The Torah emphatically teaches that “the alien must not be wronged” (Leviticus 19:32). The Hebrew word for alien is “ger.” The quintessential Biblical commentator, Rabbi Solomon ben Isaac of Troyes, known by his acronym RaShI (1040–1105), notes that the word “ger” is used int two different ways. In its Biblical context, a “ger” is a resident alien, a stranger who has taken up temporary residence in the land of Israel. Here, the command is not to take advantage of a newcomer, someone unfamiliar with local usage and practice whose ignorance could be exploited for personal gain by the unscrupulous. An example of taking advantage in a Canadian context would be convincing an immigrant that a “loonie” is more valuable than a “toonie” since a “toonie” is part silver while the “loonie” is all “gold.” In fact, the opposite is the case. The “toonie” carries twice the value of the “loonie.” In Rabbinic times, RaShI reminds his readers, a “ger” is a convert to Judaism. Here, the command to refrain from wronging a convert takes on a different character.

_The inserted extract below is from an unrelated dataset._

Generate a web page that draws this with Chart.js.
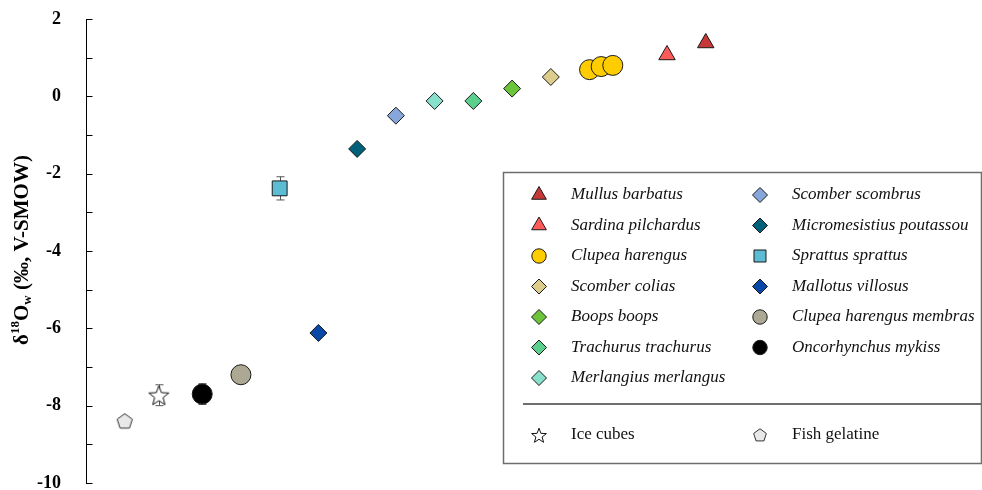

The Talmud (Bava Metzia 58b) explains that just as one can cause pain to another by taking advantage of him or her in business transactions (fraud would be a good example), one can cause pain to another through words. The classic instance of such misconduct is reminding a reformed sinner of his or her earlier misdeeds (“Remember how you were convicted of theft?” “Remember when you used to eat pork?” “Remember when you were suspended from school for fighting?”) or reminding a convert of his or her ancestry (“Remember how your parents would take you to their church?”).
Words matter. Words can elevate or denigrate. Words can hurt or heal. Words can encourage or discourage. The challenge before each and every person each and every day is to choose his or her words with care.
Maimonides notes that there are numerous commandments in the Torah requiring special care towards converts because they are particularly dear to God and worthy of special respect. It is of particular concern to watch our language when speaking to converts. Indeed, it is our obligation to watch our language when speaking to anyone.